I was testing it at was 50% and the voltage I measured was 2.68 V which is around half of 5.3 V. Should it do this?

Yes.
A typical meter will measure the average value of a varying signal on the DC scale, so 2.68V is close to what you would expect with a 50% duty-cycle.

 

So I checked the data sheet for the 2N2907 Transistor and with the current I was running it at the voltage drop on it was about 1.6V according to the data sheet. (5.3 - 1.6) = 3.7 so that would explain why my output was what it was. I would just need to change my PNP transistor to get a better output. Thanks for your guys help.

 

According to the graph below from this data sheet, the nominal saturation voltage for the 2N2907 should be <0.3V@400mA, (I measure 0.28V in the simulation) so you should be measuring well less than 1.6V.
(Was that at 100% duty-cycle?)

 

After some further thought, the high saturation voltage could be due to the self-heating of the 2N2907 from the high current.
The saturation voltage is quite sensitive to that although, according to the curves, it still shouldn't be higher than about 0.8V.

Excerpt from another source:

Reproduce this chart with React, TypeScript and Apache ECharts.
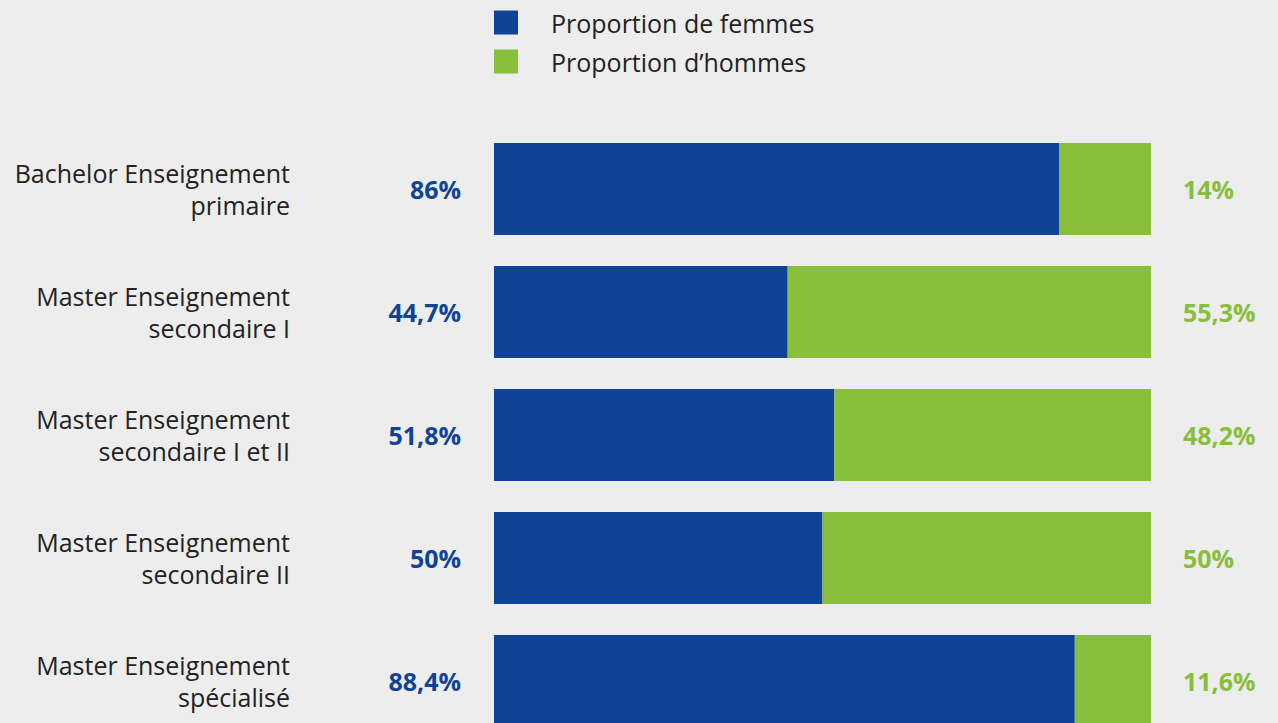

A 2N2905 is the same transistor with a larger case, so it will dissipate the heat better and thus have a lower saturation voltage under load.

You could also use the common (and typically cheap) TIP32, 3A transistor,
That will have a very low saturation voltage (<0.2V) @ 400mA.

 

That voltage drop was measured at 100% duty cycle. I've also attached what I thought accounted for the drop from the data sheet. I put a star next to the collector emitter saturation voltage that I think is responsible.

I have another question if any one is willing to answer. So as I decrease the duty cycle from 100 to 0 percent the average voltage begins to decreases linearly but as it goes below 50%, the average voltage is no longer linear. Even at 1 percent duty cycle the average voltage is around 1 V. Is this my transistors or due to my original PWM signal from the Pi?